In a high-technology hythe-based society, therefore, every hythe would have a wide band short range link to adjacent hythes plus a long range narrow band facility for global access. The owner's vehicle would also be equipped with a wide band short range link. This would enable him to join a campus network temporarily upload local information from the places through which he travelled. It would also allow him to acquire specialised information by travelling to the proximity of its source, up-loading it and then returning home. A vehicular narrow band long range facility would allow him to exchange messages with his home base while he is 'on the road'.
A hythe may have a long range narrow band facility which uses HF radio. However, its main long range narrow band access to the world should be through a global network formed by the wide-band links between all adjacent hythes.

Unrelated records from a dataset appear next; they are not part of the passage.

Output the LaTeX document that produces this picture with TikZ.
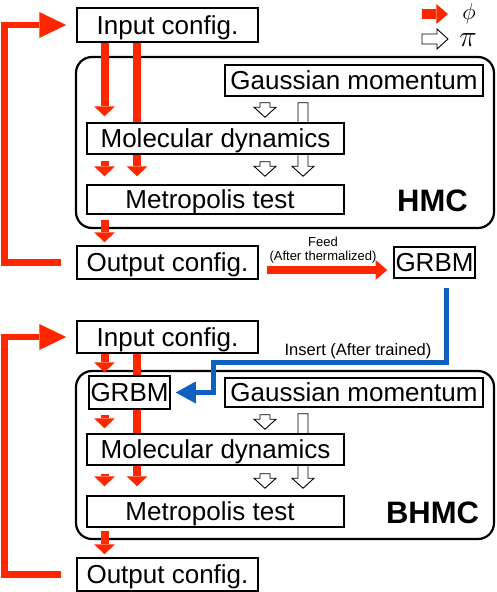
\RequirePackage{fix-cm}
\documentclass[tikz,border=0pt]{standalone}
\usepackage{fontspec}
\setmainfont{Liberation Sans}
\usetikzlibrary{arrows.meta,calc}
\pgfdeclarelayer{bg}
\pgfdeclarelayer{arr}
\pgfsetlayers{bg,arr,main}
\definecolor{phired}{RGB}{255,38,0}
\definecolor{insblue}{RGB}{16,96,192}
\tikzset{
  box/.style={draw=black, line width=1.5pt, fill=white, inner sep=0pt,
    font=\fontsize{26}{30}\selectfont, text height=18.6pt, text depth=0pt},
  group/.style={draw=black, line width=2.2pt, rounded corners=16pt, inner sep=0pt},
  grouplab/.style={font=\fontsize{31}{36}\selectfont\bfseries, anchor=base, inner sep=0pt},
  redarr/.style={draw=phired, line width=8pt,
    -{Triangle[width=21pt,length=10pt,line width=0pt]}},
  feedarr/.style={draw=phired, line width=8pt,
    -{Triangle[width=20pt,length=11.7pt,line width=0pt]}},
  looparr/.style={draw=phired, line width=6.5pt, line join=miter,
    -{Triangle[width=26pt,length=27pt,line width=0pt]}},
  bluearr/.style={draw=insblue, line width=5pt, line join=miter,
    -{Triangle[width=22pt,length=20pt,line width=0pt]}},
  legarr/.style={draw=phired, line width=10pt,
    -{Triangle[width=20pt,length=11.6pt,line width=0pt]}},
  hollow/.style={draw=black, line width=0.9pt, fill=white, line join=miter},
  small/.style={font=\fontsize{13}{15}\selectfont, inner sep=0pt},
}
\newcommand\hollowarrow[2]{%
  \path let \p1=(#1), \p2=(#2) in
    [hollow] ({\x1-5pt},{\y1}) -- ({\x1+5pt},{\y1}) -- ({\x1+5pt},{\y2+10pt})
    -- ({\x1+11pt},{\y2+10pt}) -- ({\x1},{\y2}) -- ({\x1-11pt},{\y2+10pt})
    -- ({\x1-5pt},{\y2+10pt}) -- cycle;}
\begin{document}
\begin{tikzpicture}[x=1pt,y=-1pt]
\useasboundingbox (0,0) rectangle (496,592);
% column coordinates
\coordinate (xa) at (104.5,0);
\coordinate (xb) at (137,0);
\coordinate (xc) at (265,0);
\coordinate (xd) at (303,0);
\coordinate (xl) at (4.5,0);

% ---------- groups ----------
\begin{pgfonlayer}{bg}
\node[group, minimum width=418pt, minimum height=171pt] (hmc) at (285,142.5) {};
\node[group, minimum width=418pt, minimum height=168pt] (bhmc) at (285,455) {};
\end{pgfonlayer}
\node[grouplab] (hmclab) at (432.5,211.5) {HMC};
\node[grouplab] (bhmclab) at (432.5,523.3) {BHMC};

% ---------- top boxes ----------
\node[box, minimum width=181pt, minimum height=34pt] (in1) at (167.5,25) {Input config.};
\node[box, minimum width=258pt, minimum height=31pt] (gm1) at (354,80.5) {Gaussian momentum};
\node[box, minimum width=257pt, minimum height=31pt] (md1) at (215.5,138.5) {Molecular dynamics};
\node[box, minimum width=257pt, minimum height=29pt] (mt1) at (215.5,199.5) {Metropolis test\hspace*{11pt}};
\node[box, minimum width=181pt, minimum height=33pt] (out1) at (167.5,262.5) {Output config.};
\node[box, minimum width=81pt, minimum height=31pt] (grbm1) at (434.5,262.5) {GRBM};

% ---------- bottom boxes ----------
\node[box, minimum width=181pt, minimum height=32pt] (in2) at (167.5,337) {Input config.};
\node[box, minimum width=81pt, minimum height=33pt] (grbm2) at (129.5,392.5) {GRBM};
\node[box, minimum width=258pt, minimum height=29pt] (gm2) at (354,392.5) {Gaussian momentum};
\node[box, minimum width=257pt, minimum height=31pt] (md2) at (215.5,449.5) {Molecular dynamics};
\node[box, minimum width=257pt, minimum height=31pt] (mt2) at (215.5,511.5) {Metropolis test\hspace*{11pt}};
\node[box, minimum width=181pt, minimum height=33pt] (out2) at (167.5,574.5) {Output config.};

% ---------- labels ----------
\node[small] (feed) at (323,242) {Feed};
\node[small] (after) at (323,257) {(After thermalized)};
\node[font=\fontsize{16.5}{19}\selectfont, inner sep=0pt] (ins) at (358,351) {Insert (After trained)};
\node[inner sep=0pt, scale=1.05] (phi) at (469,14) {\fontsize{22}{26}\selectfont$\phi$};
\node[inner sep=0pt, scale=1.2] (pi) at (468,40) {\fontsize{25}{30}\selectfont$\pi$};

% ---------- connectors ----------
\begin{pgfonlayer}{arr}
% legend
\coordinate (lr1) at (422,14);
\coordinate (lr2) at (448,14);
\draw[legarr] (lr1) -- (lr2);
\coordinate (lw) at (422,39);
\path[hollow] (lw) ++(0,-5) -- ++(15,0) -- ++(0,-5) -- ++(11,10) -- ++(-11,10)
  -- ++(0,-5) -- ++(-15,0) -- cycle;

% top red arrows
\draw[redarr] (in1.south -| xa) -- ($(md1.north -| xa)+(0,-6)$);
\draw[redarr] (in1.south -| xb) -- ($(mt1.north -| xb)+(0,-8)$);
\draw[redarr] ($(md1.south -| xa)+(0,6.7)$) -- ($(mt1.north -| xa)+(0,-8)$);
\draw[redarr] ($(mt1.south -| xa)+(0,5)$) -- ($(out1.north -| xa)+(0,-3)$);
% top white arrows
\coordinate (w1s) at ($(gm1.south -| xc)+(0,6)$);
\coordinate (w1e) at ($(md1.north -| xc)+(0,-5)$);
\hollowarrow{w1s}{w1e}
\coordinate (w2s) at ($(gm1.south -| xd)+(0,6)$);
\coordinate (w2e) at ($(mt1.north -| xd)+(0,-8)$);
\hollowarrow{w2s}{w2e}
\coordinate (w3s) at ($(md1.south -| xc)+(0,7)$);
\coordinate (w3e) at ($(mt1.north -| xc)+(0,-8)$);
\hollowarrow{w3s}{w3e}

% bottom red arrows
\draw[redarr] (in2.south -| xa) -- ($(grbm2.north -| xa)+(0,-3)$);
\draw[redarr] (in2.south -| xb) -- ($(mt2.north -| xb)+(0,-9)$);
\draw[redarr] ($(grbm2.south -| xa)+(0,5)$) -- ($(md2.north -| xa)+(0,-5)$);
\draw[redarr] ($(md2.south -| xa)+(0,8)$) -- ($(mt2.north -| xa)+(0,-9)$);
\draw[redarr] ($(mt2.south -| xa)+(0,3)$) -- ($(out2.north -| xa)+(0,-3)$);
% bottom white arrows
\coordinate (v1s) at ($(gm2.south -| xc)+(0,7)$);
\coordinate (v1e) at ($(md2.north -| xc)+(0,-4)$);
\hollowarrow{v1s}{v1e}
\coordinate (v2s) at ($(gm2.south -| xd)+(0,6)$);
\coordinate (v2e) at ($(mt2.north -| xd)+(0,-7)$);
\hollowarrow{v2s}{v2e}
\coordinate (v3s) at ($(md2.south -| xc)+(0,8)$);
\coordinate (v3e) at ($(mt2.north -| xc)+(0,-7)$);
\hollowarrow{v3s}{v3e}

% feedback loops
\draw[looparr] ($(out1.west)+(-15,0)$) -| (xl |- in1.west) -- ($(in1.west)+(-10,0)$);
\draw[looparr] ($(out2.west)+(-15,0)$) -| (xl |- in2.west) -- ($(in2.west)+(-10,0)$);

% feed
\draw[feedarr] ($(out1.east)+(8,7.5)$) -- ($(grbm1.west)+(-6,7.5)$);
% insert
\coordinate (bj) at (213,362.5);
\draw[bluearr] ($(grbm1.south)+(11.5,9)$) |- (bj) |- ($(grbm2.east)+(5,0)$);
\end{pgfonlayer}
\end{tikzpicture}
\end{document}
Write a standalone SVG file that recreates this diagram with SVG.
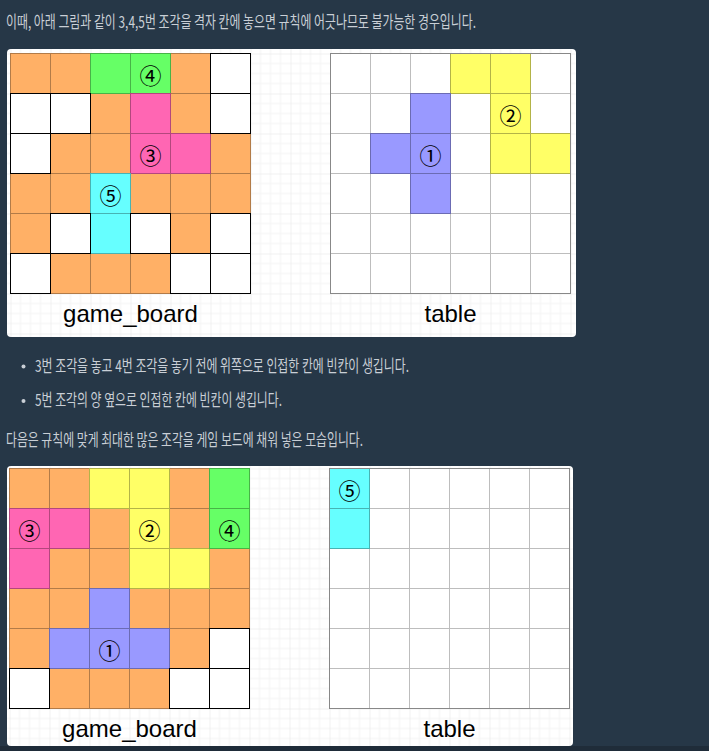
<svg xmlns="http://www.w3.org/2000/svg" width="709" height="751" viewBox="0 0 709 751">
<defs>
<pattern id="grid1" patternUnits="userSpaceOnUse" x="10.5" y="53.5" width="40" height="40">
<path d="M10 0V40M20 0V40M30 0V40M0 10H40M0 20H40M0 30H40" stroke="#f3f3f3" stroke-width="1" fill="none"/>
<path d="M0 0V40M0 0H40" stroke="#e4e4e4" stroke-width="1" fill="none"/>
</pattern>
<pattern id="grid2" patternUnits="userSpaceOnUse" x="9.5" y="468.5" width="40" height="40">
<path d="M10 0V40M20 0V40M30 0V40M0 10H40M0 20H40M0 30H40" stroke="#f3f3f3" stroke-width="1" fill="none"/>
<path d="M0 0V40M0 0H40" stroke="#e4e4e4" stroke-width="1" fill="none"/>
</pattern>
</defs>
<style>
.txt{font-family:"Noto Sans CJK KR","Noto Sans",sans-serif;font-size:16.5px;fill:#c9cfd6}
.lbl{font-family:"Liberation Sans",Arial,sans-serif;font-size:24px;fill:#000;text-anchor:middle}
.num{font-family:"Noto Sans CJK KR","DejaVu Sans",sans-serif;font-size:22px;fill:#000;text-anchor:middle;dominant-baseline:central}
rect.o,rect.w,rect.g,rect.p,rect.c,rect.y,rect.b,rect.t{width:40px;height:40px;stroke-width:1}
.o{fill:#FFB066;stroke:#b27b48}
.w{fill:#fff;stroke:#000}
.g{fill:#66FF66;stroke:#47b347}
.p{fill:#FF66B3;stroke:#b3477d}
.c{fill:#66FFFF;stroke:#47b3b3}
.y{fill:#FFFF66;stroke:#b3b347}
.b{fill:#9999FF;stroke:#6b6bb3}
.t{fill:#fff;stroke:#bdbdbd}
</style>
<rect x="0" y="0" width="709" height="751" fill="#263747"/>
<rect x="0" y="746" width="709" height="5" fill="#1f2c39"/>

<text class="txt" x="6" y="28" textLength="470" lengthAdjust="spacingAndGlyphs">이때, 아래 그림과 같이 3,4,5번 조각을 격자 칸에 놓으면 규칙에 어긋나므로 불가능한 경우입니다.</text>

<g id="panel1">
<rect x="7" y="49" width="569" height="288" rx="4" fill="#fff"/>
<rect x="7" y="49" width="569" height="288" rx="4" fill="url(#grid1)"/>
</g>

<g id="game_board_1" transform="translate(10.5,53.5)">
<rect class="o" x="0" y="0"/><rect class="o" x="40" y="0"/><rect class="o" x="160" y="0"/>
<rect class="o" x="80" y="40"/><rect class="o" x="160" y="40"/>
<rect class="o" x="40" y="80"/><rect class="o" x="80" y="80"/><rect class="o" x="200" y="80"/>
<rect class="o" x="0" y="120"/><rect class="o" x="40" y="120"/><rect class="o" x="120" y="120"/><rect class="o" x="160" y="120"/><rect class="o" x="200" y="120"/>
<rect class="o" x="0" y="160"/><rect class="o" x="160" y="160"/>
<rect class="o" x="40" y="200"/><rect class="o" x="80" y="200"/><rect class="o" x="120" y="200"/>
<rect class="g" x="80" y="0"/><rect class="g" x="120" y="0"/>
<rect class="p" x="120" y="40"/><rect class="p" x="120" y="80"/><rect class="p" x="160" y="80"/>
<rect class="c" x="80" y="120"/><rect class="c" x="80" y="160"/>
<rect class="w" x="200" y="0"/><rect class="w" x="0" y="40"/><rect class="w" x="40" y="40"/><rect class="w" x="200" y="40"/>
<rect class="w" x="0" y="80"/><rect class="w" x="40" y="160"/><rect class="w" x="120" y="160"/><rect class="w" x="200" y="160"/>
<rect class="w" x="0" y="200"/><rect class="w" x="160" y="200"/><rect class="w" x="200" y="200"/>
<text class="num" x="140" y="20">④</text>
<text class="num" x="140" y="100">③</text>
<text class="num" x="100" y="140">⑤</text>
</g>
<text class="lbl" x="130.5" y="322">game_board</text>

<g id="table_1" transform="translate(330.5,53.5)">
<rect class="t" x="0" y="0"/><rect class="t" x="40" y="0"/><rect class="t" x="80" y="0"/><rect class="t" x="200" y="0"/>
<rect class="t" x="0" y="40"/><rect class="t" x="40" y="40"/><rect class="t" x="120" y="40"/><rect class="t" x="200" y="40"/>
<rect class="t" x="0" y="80"/><rect class="t" x="120" y="80"/>
<rect class="t" x="0" y="120"/><rect class="t" x="40" y="120"/><rect class="t" x="120" y="120"/><rect class="t" x="160" y="120"/><rect class="t" x="200" y="120"/>
<rect class="t" x="0" y="160"/><rect class="t" x="40" y="160"/><rect class="t" x="80" y="160"/><rect class="t" x="120" y="160"/><rect class="t" x="160" y="160"/><rect class="t" x="200" y="160"/>
<rect class="t" x="0" y="200"/><rect class="t" x="40" y="200"/><rect class="t" x="80" y="200"/><rect class="t" x="120" y="200"/><rect class="t" x="160" y="200"/><rect class="t" x="200" y="200"/>
<rect class="y" x="120" y="0"/><rect class="y" x="160" y="0"/><rect class="y" x="160" y="40"/><rect class="y" x="160" y="80"/><rect class="y" x="200" y="80"/>
<rect class="b" x="80" y="40"/><rect class="b" x="40" y="80"/><rect class="b" x="80" y="80"/><rect class="b" x="80" y="120"/>
<rect x="0" y="0" width="240" height="240" fill="none" stroke="#888"/>
<text class="num" x="180" y="60">②</text>
<text class="num" x="100" y="100">①</text>
</g>
<text class="lbl" x="450.5" y="322">table</text>

<circle cx="23.5" cy="366.5" r="2" fill="#c9cfd6"/>
<text class="txt" x="35" y="372" textLength="374" lengthAdjust="spacingAndGlyphs">3번 조각을 놓고 4번 조각을 놓기 전에 위쪽으로 인접한 칸에 빈칸이 생깁니다.</text>
<circle cx="23.5" cy="401" r="2" fill="#c9cfd6"/>
<text class="txt" x="35" y="406" textLength="247" lengthAdjust="spacingAndGlyphs">5번 조각의 양 옆으로 인접한 칸에 빈칸이 생깁니다.</text>
<text class="txt" x="6" y="446" textLength="357" lengthAdjust="spacingAndGlyphs">다음은 규칙에 맞게 최대한 많은 조각을 게임 보드에 채워 넣은 모습입니다.</text>

<g id="panel2">
<rect x="7" y="466" width="566" height="280" rx="4" fill="#fff"/>
<rect x="7" y="466" width="566" height="280" rx="4" fill="url(#grid2)"/>
</g>

<g id="game_board_2" transform="translate(9.5,468.5)">
<rect class="o" x="0" y="0"/><rect class="o" x="40" y="0"/><rect class="o" x="160" y="0"/>
<rect class="o" x="80" y="40"/><rect class="o" x="160" y="40"/>
<rect class="o" x="40" y="80"/><rect class="o" x="80" y="80"/><rect class="o" x="200" y="80"/>
<rect class="o" x="0" y="120"/><rect class="o" x="40" y="120"/><rect class="o" x="120" y="120"/><rect class="o" x="160" y="120"/><rect class="o" x="200" y="120"/>
<rect class="o" x="0" y="160"/><rect class="o" x="160" y="160"/>
<rect class="o" x="40" y="200"/><rect class="o" x="80" y="200"/><rect class="o" x="120" y="200"/>
<rect class="y" x="80" y="0"/><rect class="y" x="120" y="0"/><rect class="y" x="120" y="40"/><rect class="y" x="120" y="80"/><rect class="y" x="160" y="80"/>
<rect class="g" x="200" y="0"/><rect class="g" x="200" y="40"/>
<rect class="p" x="0" y="40"/><rect class="p" x="40" y="40"/><rect class="p" x="0" y="80"/>
<rect class="b" x="80" y="120"/><rect class="b" x="40" y="160"/><rect class="b" x="80" y="160"/><rect class="b" x="120" y="160"/>
<rect class="w" x="200" y="160"/><rect class="w" x="0" y="200"/><rect class="w" x="160" y="200"/><rect class="w" x="200" y="200"/>
<text class="num" x="20" y="60">③</text>
<text class="num" x="140" y="60">②</text>
<text class="num" x="220" y="60">④</text>
<text class="num" x="100" y="180">①</text>
</g>
<text class="lbl" x="129.5" y="737">game_board</text>

<g id="table_2" transform="translate(329.5,468.5)">
<rect class="t" x="40" y="0"/><rect class="t" x="80" y="0"/><rect class="t" x="120" y="0"/><rect class="t" x="160" y="0"/><rect class="t" x="200" y="0"/>
<rect class="t" x="40" y="40"/><rect class="t" x="80" y="40"/><rect class="t" x="120" y="40"/><rect class="t" x="160" y="40"/><rect class="t" x="200" y="40"/>
<rect class="t" x="0" y="80"/><rect class="t" x="40" y="80"/><rect class="t" x="80" y="80"/><rect class="t" x="120" y="80"/><rect class="t" x="160" y="80"/><rect class="t" x="200" y="80"/>
<rect class="t" x="0" y="120"/><rect class="t" x="40" y="120"/><rect class="t" x="80" y="120"/><rect class="t" x="120" y="120"/><rect class="t" x="160" y="120"/><rect class="t" x="200" y="120"/>
<rect class="t" x="0" y="160"/><rect class="t" x="40" y="160"/><rect class="t" x="80" y="160"/><rect class="t" x="120" y="160"/><rect class="t" x="160" y="160"/><rect class="t" x="200" y="160"/>
<rect class="t" x="0" y="200"/><rect class="t" x="40" y="200"/><rect class="t" x="80" y="200"/><rect class="t" x="120" y="200"/><rect class="t" x="160" y="200"/><rect class="t" x="200" y="200"/>
<rect class="c" x="0" y="0"/><rect class="c" x="0" y="40"/>
<rect x="0" y="0" width="240" height="240" fill="none" stroke="#888"/>
<text class="num" x="20" y="20">⑤</text>
</g>
<text class="lbl" x="449.5" y="737">table</text>
</svg>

In this scheme, each hythe-owner would have a public duty to accommodate and maintain some form of wide-band switch to route other people's narrow-band traffic onwards to its destination. All kinds of traffic could be sent via this long range narrow band network - eg: telephone conversations, audio/video and data files, and telemetry.
Any telecommunications infrastructure should naturally be able to carry public broadcasting as well as point-to-point communications between individuals. Public broadcasting can perform a useful purpose. It must be borne in mind, however, that broadcasting should never be put in the position of being able to supplant social contact. For example, theatre viewed on television can never be properly appreciated by one who has not acquired the necessary interpretive context from having seen it live.
Finally, it should be well noted that Hythe World is certainly not a return to a so-called idyllic past. It is a progression to an idyllic future. In this regard, the wide-band/long range communication made possible by modern technology does provide something new and beneficial. That is the possibility for individuals of like mind, in far removed parts of the world, to share their views and develop their thoughts together.
This would create what is called a small-world society - an instance of small-world network theory. But it must be used carefully. It must not be overdone. It must not pressure people to remain constantly plugged in to the future version of the Internet 24 hours a day. But used sensibly, it would be a valuable asset to human development.
To my mind, far from making the world smaller and more claustrophobic, this would place the individual in a far bigger world - geographically, socially and intellectually.
But the ultimate question still remains: Why would people want to communicate? The communications infrastructure may be there, but what would motivate the distributed economically self-sufficient people of this new world to actually use it? With the old forces of religious fear, political subjugation and corporate greed finally eradicated from the planet, what force will drive humanity to self-connect into an integrated society?